(Stored entries)

▶

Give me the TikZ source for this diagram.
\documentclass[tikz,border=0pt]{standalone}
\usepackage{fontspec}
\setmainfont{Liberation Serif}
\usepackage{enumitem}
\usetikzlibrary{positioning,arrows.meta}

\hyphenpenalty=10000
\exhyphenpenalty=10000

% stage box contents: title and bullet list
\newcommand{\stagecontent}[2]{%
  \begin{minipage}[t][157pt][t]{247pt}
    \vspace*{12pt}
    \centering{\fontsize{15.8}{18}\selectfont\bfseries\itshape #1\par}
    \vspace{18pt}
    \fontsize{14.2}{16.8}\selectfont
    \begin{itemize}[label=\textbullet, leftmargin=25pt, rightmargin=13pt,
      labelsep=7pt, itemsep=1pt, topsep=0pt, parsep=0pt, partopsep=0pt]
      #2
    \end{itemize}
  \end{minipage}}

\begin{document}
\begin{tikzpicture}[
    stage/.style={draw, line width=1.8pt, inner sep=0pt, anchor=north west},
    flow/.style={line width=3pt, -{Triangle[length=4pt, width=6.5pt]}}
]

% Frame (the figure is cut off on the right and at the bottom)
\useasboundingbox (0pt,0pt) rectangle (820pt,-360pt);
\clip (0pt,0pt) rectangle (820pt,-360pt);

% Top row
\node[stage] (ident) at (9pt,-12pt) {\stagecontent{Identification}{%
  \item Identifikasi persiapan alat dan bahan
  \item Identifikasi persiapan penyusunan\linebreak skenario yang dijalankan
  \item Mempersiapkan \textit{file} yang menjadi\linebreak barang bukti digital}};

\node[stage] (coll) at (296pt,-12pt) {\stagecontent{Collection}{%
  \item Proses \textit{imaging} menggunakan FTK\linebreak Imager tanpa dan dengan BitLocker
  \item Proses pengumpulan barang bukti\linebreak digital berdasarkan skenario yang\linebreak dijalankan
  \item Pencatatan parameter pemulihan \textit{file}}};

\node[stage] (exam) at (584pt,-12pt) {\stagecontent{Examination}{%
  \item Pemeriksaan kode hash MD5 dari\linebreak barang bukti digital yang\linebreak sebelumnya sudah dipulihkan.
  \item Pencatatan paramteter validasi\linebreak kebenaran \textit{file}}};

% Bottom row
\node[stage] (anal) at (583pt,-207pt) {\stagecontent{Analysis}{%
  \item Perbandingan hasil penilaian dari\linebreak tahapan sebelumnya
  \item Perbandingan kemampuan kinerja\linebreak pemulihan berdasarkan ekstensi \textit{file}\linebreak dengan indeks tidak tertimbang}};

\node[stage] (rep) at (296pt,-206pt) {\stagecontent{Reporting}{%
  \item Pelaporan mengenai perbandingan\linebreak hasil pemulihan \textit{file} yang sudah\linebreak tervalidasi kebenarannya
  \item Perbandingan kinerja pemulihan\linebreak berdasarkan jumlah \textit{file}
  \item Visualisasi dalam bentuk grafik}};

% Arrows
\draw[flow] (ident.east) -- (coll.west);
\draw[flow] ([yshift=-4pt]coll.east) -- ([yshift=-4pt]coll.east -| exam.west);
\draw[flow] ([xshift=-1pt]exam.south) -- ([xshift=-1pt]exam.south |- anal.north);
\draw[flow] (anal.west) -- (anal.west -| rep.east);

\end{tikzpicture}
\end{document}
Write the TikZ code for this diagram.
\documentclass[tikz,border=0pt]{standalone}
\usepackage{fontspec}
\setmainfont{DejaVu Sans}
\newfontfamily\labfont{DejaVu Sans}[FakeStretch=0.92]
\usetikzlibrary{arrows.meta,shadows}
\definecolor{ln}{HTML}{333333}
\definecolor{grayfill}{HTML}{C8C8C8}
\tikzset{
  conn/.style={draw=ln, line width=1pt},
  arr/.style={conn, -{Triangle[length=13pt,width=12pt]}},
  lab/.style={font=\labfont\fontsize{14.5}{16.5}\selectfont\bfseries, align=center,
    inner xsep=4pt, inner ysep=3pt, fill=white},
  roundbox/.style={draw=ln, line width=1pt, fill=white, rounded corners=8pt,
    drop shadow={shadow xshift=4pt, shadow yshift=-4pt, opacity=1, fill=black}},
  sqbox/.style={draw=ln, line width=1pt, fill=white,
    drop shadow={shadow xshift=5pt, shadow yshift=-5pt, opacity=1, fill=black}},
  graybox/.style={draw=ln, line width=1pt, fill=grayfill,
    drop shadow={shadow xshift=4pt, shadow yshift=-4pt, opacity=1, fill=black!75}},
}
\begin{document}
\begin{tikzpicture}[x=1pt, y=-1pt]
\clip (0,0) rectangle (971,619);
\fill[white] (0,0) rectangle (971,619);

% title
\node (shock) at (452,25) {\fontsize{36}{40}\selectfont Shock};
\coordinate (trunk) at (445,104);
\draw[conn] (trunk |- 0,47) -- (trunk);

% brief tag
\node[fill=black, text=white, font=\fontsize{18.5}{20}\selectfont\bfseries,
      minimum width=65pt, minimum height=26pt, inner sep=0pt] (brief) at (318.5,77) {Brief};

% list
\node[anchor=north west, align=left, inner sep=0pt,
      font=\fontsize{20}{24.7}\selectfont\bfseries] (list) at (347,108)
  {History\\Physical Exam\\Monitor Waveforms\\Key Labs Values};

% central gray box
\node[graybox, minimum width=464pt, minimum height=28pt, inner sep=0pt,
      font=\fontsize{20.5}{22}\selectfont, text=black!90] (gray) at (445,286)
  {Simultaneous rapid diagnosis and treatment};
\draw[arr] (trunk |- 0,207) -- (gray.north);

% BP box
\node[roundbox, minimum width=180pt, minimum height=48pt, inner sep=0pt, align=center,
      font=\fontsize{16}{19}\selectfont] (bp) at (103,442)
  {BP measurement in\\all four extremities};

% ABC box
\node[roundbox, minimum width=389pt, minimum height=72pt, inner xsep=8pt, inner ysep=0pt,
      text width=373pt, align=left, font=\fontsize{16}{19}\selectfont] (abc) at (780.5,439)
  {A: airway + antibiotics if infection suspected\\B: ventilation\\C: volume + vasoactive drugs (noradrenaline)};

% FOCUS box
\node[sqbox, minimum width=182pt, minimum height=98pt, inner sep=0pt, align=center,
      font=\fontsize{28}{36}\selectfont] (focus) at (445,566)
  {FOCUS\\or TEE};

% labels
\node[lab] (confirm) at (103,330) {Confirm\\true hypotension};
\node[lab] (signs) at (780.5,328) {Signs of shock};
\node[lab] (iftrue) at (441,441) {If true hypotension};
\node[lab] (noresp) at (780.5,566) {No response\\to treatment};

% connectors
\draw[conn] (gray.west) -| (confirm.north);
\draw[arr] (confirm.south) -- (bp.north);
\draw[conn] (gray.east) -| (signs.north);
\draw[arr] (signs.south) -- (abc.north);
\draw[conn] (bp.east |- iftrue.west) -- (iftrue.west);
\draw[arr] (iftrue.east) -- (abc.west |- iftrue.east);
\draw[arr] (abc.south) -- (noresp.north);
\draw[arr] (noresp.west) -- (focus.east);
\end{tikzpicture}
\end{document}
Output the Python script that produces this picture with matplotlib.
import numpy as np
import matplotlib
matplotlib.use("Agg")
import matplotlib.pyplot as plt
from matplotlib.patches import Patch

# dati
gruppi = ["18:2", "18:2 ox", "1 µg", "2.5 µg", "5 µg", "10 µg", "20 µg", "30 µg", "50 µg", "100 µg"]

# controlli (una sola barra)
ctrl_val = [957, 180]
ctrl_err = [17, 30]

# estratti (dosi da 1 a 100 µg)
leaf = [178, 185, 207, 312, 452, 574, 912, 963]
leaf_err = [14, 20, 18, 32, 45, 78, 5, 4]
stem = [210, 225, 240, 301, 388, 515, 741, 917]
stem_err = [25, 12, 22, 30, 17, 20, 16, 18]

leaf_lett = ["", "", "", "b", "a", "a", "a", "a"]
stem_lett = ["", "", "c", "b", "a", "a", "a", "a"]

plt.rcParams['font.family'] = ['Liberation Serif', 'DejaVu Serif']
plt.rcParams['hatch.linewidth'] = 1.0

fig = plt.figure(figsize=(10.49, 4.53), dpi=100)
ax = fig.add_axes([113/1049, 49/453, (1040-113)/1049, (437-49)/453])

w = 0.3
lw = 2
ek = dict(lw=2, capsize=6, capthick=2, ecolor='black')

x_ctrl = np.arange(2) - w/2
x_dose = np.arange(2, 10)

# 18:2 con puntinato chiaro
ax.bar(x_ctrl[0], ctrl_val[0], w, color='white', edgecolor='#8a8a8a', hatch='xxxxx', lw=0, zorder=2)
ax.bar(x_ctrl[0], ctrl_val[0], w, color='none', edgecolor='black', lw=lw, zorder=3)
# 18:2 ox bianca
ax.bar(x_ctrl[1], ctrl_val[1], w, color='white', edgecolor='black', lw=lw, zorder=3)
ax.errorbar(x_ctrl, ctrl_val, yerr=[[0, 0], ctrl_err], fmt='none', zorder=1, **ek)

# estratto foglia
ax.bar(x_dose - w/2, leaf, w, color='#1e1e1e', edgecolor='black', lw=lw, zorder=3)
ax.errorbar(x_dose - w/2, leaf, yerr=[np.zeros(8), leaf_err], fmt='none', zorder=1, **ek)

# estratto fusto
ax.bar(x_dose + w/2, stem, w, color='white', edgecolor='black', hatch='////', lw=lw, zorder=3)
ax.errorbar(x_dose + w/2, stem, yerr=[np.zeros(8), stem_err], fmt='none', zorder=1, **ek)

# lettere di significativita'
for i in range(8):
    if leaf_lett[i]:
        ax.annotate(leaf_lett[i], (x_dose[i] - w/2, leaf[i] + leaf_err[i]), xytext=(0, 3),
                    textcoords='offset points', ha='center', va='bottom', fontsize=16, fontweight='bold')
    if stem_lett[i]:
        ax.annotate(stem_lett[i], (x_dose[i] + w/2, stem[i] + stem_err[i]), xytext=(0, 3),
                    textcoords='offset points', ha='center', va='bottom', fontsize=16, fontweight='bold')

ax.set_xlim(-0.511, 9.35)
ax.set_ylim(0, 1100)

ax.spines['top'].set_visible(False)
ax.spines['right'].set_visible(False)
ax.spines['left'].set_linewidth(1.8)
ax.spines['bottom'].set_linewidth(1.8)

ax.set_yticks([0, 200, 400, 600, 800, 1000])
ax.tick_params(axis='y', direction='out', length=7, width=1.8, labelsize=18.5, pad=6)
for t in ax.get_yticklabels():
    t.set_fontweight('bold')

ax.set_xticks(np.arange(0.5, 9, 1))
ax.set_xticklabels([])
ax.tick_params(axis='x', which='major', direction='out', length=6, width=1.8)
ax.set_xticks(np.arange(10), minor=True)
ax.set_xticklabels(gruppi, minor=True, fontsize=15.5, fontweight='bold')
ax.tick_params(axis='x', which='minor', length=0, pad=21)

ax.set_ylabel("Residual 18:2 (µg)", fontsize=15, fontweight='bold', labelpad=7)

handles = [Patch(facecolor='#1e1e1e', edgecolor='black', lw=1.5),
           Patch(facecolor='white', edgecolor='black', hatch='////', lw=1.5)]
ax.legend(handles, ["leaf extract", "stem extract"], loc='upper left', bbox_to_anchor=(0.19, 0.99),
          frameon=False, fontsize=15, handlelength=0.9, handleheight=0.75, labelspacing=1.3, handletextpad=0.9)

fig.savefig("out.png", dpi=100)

◀
▶

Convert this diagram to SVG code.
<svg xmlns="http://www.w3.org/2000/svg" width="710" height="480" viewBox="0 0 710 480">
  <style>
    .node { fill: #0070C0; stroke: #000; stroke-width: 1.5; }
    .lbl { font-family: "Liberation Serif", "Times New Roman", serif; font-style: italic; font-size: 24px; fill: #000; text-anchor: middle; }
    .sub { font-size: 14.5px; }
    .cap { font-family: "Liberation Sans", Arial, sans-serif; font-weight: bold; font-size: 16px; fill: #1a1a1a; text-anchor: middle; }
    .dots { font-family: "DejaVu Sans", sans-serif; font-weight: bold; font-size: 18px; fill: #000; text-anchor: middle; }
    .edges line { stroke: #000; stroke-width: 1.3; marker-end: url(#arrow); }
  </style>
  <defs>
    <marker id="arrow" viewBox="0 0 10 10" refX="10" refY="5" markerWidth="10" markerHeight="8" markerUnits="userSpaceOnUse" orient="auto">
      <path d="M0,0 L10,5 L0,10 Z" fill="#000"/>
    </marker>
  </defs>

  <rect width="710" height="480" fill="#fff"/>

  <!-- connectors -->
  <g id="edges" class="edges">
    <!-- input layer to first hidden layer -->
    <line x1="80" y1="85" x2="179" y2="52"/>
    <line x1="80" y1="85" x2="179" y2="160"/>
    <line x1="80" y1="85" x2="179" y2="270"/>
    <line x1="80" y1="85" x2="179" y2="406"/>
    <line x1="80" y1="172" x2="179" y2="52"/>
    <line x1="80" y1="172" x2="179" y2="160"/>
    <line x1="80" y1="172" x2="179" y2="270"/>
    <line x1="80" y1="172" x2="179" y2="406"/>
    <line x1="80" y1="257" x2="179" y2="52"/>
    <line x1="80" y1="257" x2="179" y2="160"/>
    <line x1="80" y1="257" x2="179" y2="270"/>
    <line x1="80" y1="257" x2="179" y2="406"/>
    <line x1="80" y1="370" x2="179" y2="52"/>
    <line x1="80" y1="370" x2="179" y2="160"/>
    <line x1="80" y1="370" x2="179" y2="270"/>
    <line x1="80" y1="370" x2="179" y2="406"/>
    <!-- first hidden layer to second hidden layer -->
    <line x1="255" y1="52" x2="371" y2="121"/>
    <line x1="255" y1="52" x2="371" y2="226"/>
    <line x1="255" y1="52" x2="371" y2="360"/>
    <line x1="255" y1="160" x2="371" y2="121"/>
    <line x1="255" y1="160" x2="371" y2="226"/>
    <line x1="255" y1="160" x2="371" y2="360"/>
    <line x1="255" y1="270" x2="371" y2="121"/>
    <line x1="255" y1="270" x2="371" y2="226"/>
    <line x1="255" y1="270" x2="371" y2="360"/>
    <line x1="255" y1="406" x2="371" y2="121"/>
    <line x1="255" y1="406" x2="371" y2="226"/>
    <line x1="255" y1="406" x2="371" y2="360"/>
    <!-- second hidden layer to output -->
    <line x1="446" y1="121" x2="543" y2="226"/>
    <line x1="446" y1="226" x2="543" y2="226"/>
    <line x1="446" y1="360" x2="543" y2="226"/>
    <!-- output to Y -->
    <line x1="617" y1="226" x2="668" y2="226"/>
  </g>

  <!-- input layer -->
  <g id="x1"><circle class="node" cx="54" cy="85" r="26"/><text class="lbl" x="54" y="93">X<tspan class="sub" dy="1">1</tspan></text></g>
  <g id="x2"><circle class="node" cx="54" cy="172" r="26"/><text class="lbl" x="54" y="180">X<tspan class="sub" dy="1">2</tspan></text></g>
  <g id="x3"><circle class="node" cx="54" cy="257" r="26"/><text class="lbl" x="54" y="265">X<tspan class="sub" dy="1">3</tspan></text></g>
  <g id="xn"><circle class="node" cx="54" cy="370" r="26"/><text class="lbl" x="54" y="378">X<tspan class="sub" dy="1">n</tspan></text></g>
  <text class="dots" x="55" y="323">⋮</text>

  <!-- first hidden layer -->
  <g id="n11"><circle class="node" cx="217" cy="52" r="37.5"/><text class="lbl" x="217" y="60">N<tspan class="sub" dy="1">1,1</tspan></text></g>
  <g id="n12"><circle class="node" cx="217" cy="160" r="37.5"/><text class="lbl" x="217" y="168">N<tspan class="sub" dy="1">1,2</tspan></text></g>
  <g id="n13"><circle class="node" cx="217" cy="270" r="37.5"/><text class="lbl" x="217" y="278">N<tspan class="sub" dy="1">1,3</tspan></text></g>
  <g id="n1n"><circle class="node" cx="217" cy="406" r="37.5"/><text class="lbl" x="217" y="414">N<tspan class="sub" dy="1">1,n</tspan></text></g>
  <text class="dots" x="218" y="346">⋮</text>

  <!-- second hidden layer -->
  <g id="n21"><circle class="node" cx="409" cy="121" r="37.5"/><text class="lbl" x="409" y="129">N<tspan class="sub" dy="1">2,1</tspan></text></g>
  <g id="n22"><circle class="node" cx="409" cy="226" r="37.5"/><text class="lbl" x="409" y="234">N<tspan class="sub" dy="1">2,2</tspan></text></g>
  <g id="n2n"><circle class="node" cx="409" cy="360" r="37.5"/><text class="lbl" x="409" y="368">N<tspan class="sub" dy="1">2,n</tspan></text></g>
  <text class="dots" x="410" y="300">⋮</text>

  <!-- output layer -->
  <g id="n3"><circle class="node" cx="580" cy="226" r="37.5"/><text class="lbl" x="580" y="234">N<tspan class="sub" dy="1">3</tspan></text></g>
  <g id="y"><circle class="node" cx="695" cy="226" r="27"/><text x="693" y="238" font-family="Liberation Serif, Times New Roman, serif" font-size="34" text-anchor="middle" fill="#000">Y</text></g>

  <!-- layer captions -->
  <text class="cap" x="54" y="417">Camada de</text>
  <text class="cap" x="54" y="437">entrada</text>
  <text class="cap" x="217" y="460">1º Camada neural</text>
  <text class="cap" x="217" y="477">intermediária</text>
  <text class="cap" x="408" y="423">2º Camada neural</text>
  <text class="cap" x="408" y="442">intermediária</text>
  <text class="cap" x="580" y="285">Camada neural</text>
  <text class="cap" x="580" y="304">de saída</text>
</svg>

◀

EXERCISE DETAILS:
Exactly reproduce the lines that run from the line bearing "Write the TikZ code for this diagram." through the line bearing "Exam\\Monitor Waveforms\\Key Labs", with both end lines included.

CORRECT ANSWER:
Write the TikZ code for this diagram.
\documentclass[tikz,border=0pt]{standalone}
\usepackage{fontspec}
\setmainfont{DejaVu Sans}
\newfontfamily\labfont{DejaVu Sans}[FakeStretch=0.92]
\usetikzlibrary{arrows.meta,shadows}
\definecolor{ln}{HTML}{333333}
\definecolor{grayfill}{HTML}{C8C8C8}
\tikzset{
  conn/.style={draw=ln, line width=1pt},
  arr/.style={conn, -{Triangle[length=13pt,width=12pt]}},
  lab/.style={font=\labfont\fontsize{14.5}{16.5}\selectfont\bfseries, align=center,
    inner xsep=4pt, inner ysep=3pt, fill=white},
  roundbox/.style={draw=ln, line width=1pt, fill=white, rounded corners=8pt,
    drop shadow={shadow xshift=4pt, shadow yshift=-4pt, opacity=1, fill=black}},
  sqbox/.style={draw=ln, line width=1pt, fill=white,
    drop shadow={shadow xshift=5pt, shadow yshift=-5pt, opacity=1, fill=black}},
  graybox/.style={draw=ln, line width=1pt, fill=grayfill,
    drop shadow={shadow xshift=4pt, shadow yshift=-4pt, opacity=1, fill=black!75}},
}
\begin{document}
\begin{tikzpicture}[x=1pt, y=-1pt]
\clip (0,0) rectangle (971,619);
\fill[white] (0,0) rectangle (971,619);

% title
\node (shock) at (452,25) {\fontsize{36}{40}\selectfont Shock};
\coordinate (trunk) at (445,104);
\draw[conn] (trunk |- 0,47) -- (trunk);

% brief tag
\node[fill=black, text=white, font=\fontsize{18.5}{20}\selectfont\bfseries,
      minimum width=65pt, minimum height=26pt, inner sep=0pt] (brief) at (318.5,77) {Brief};

% list
\node[anchor=north west, align=left, inner sep=0pt,
      font=\fontsize{20}{24.7}\selectfont\bfseries] (list) at (347,108)
  {History\\Physical Exam\\Monitor Waveforms\\Key Labs Values};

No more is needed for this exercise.